The Barney Ford Museum sits across the street from the Welcome Center.  Ford is unarguably the most fascinating. Check out his story:

Born as the son of a slave and a plantation owner—an unfortunate practice of the time– Barney Ford’s mother was determined to give her son a proper education. As such, she brought spelling guides into the slaves quarters; an act that could have earned her a beating.
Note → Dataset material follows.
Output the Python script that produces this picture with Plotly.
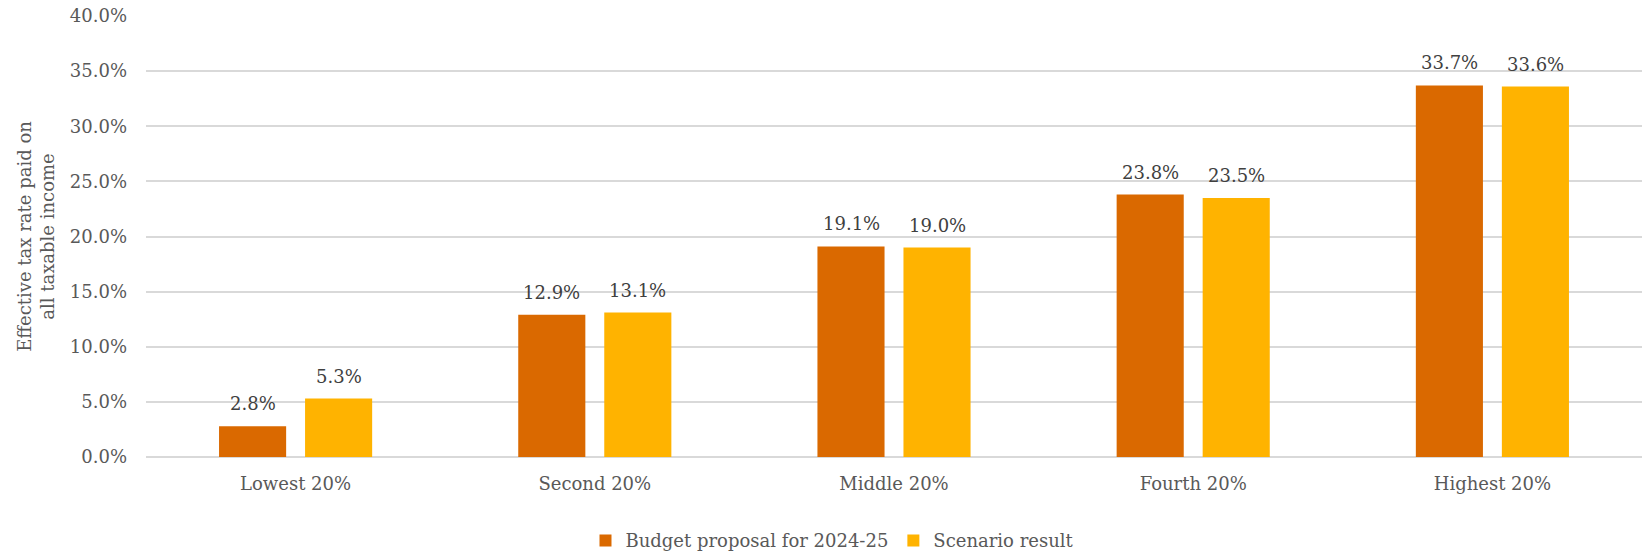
import plotly.graph_objects as go

categories = ["Lowest 20%", "Second 20%", "Middle 20%", "Fourth 20%", "Highest 20%"]
budget = [0.028, 0.129, 0.191, 0.238, 0.337]
scenario = [0.053, 0.131, 0.190, 0.235, 0.336]
series_names = ["Budget proposal for 2024-25", "Scenario result"]
colors = ["#DA6900", "#FFB300"]

FONT = "DejaVu Serif"
GRAY = "#595959"

fig = go.Figure()
for name, vals, col in zip(series_names, [budget, scenario], colors):
    fig.add_trace(go.Bar(
        x=categories, y=vals, name=name, marker_color=col,
        marker_line_width=0,
    ))

# data labels via annotations
offsets = [-43, 43]
for vals, dx in zip([budget, scenario], offsets):
    for c, v in zip(categories, vals):
        fig.add_annotation(
            x=c, y=v, text=f"{v*100:.1f}%", showarrow=False,
            xshift=dx, yshift=10, yanchor="bottom",
            font=dict(family=FONT, size=18, color="#404040"),
        )

fig.update_layout(
    width=1642, height=554,
    margin=dict(l=146, r=0, t=16, b=97),
    plot_bgcolor="white", paper_bgcolor="white",
    barmode="group", bargap=0.425, bargroupgap=0.22,
    font=dict(family=FONT, size=18, color=GRAY),
    legend=dict(
        orientation="h", xref="container", x=0.507, xanchor="center",
        yref="container", y=0.024, yanchor="middle",
        font=dict(family=FONT, size=18, color=GRAY),
        itemwidth=30, tracegroupgap=0,
    ),
    showlegend=True,
)
fig.update_yaxes(
    range=[0, 0.4], dtick=0.05, tickformat=".1%",
    showgrid=True, gridcolor="#D9D9D9", gridwidth=1.5,
    zeroline=True, zerolinecolor="#D9D9D9", zerolinewidth=1.5,
    ticks="", ticklabelstandoff=18,
    tickfont=dict(family=FONT, size=18, color=GRAY),
    title=dict(text="Effective tax rate paid on<br>all taxable income",
               font=dict(family=FONT, size=18, color=GRAY), standoff=10),
)
fig.update_xaxes(
    showline=False, ticks="", ticklabelstandoff=14,
    tickfont=dict(family=FONT, size=18, color=GRAY),
)

fig.write_html("out.html")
When Ford’s mother died, his father sold him to a different owner, who rented him out to a steamship company. Ford allegedly escaped by jumping off the ship and faking his death. He arrived in Chicago, where he met Julia, the woman who would soon become his wife. News  of the California Gold Rush inspired the couple to head west. Through a series of complex events, along with news that the California Gold Rush had already come to an end, they got sidetracked into coming to Breckenridge, where the Colorado Gold Rush was still going strong.

Then the Ford’s discovered that the local miners would not  men of color into the mining fields. Ford was not perturbed. He convinced a local banker  to lend him money to open a restaurant. Ford’s Chop House became the hottest joint in town, and the first local business to be owned by a man of colors.

He eventually went on to fight for the black man’s right to vote, and to get an education.

While the furnishings at the  Barney Ford Home and  Museum furnishings  are  not  original to the  home, but  they  are  original to the area and the period., and provided me the  perfect opportunity discuss  typical Victorian furnishings and furniture.

The Edison phonograph in the parlor room is of particular interest.  Thomas  Edison  first  recorded  Mary  Had  a  Little  Lamb  on such a device. Sadly, he had formidable competitor by the

name of Victor, as in RCA Victor and Victrola. Apparently, Victor made a phonograph disc that far more user friendly than the discs made by Edison.  As such, the Victrola was far more common than the Edison.

I hope you have enjoyed this vicarious, virtual journey through the town of Breckenridge, but trust me, it’s even more intriguing in the flesh! Come visit!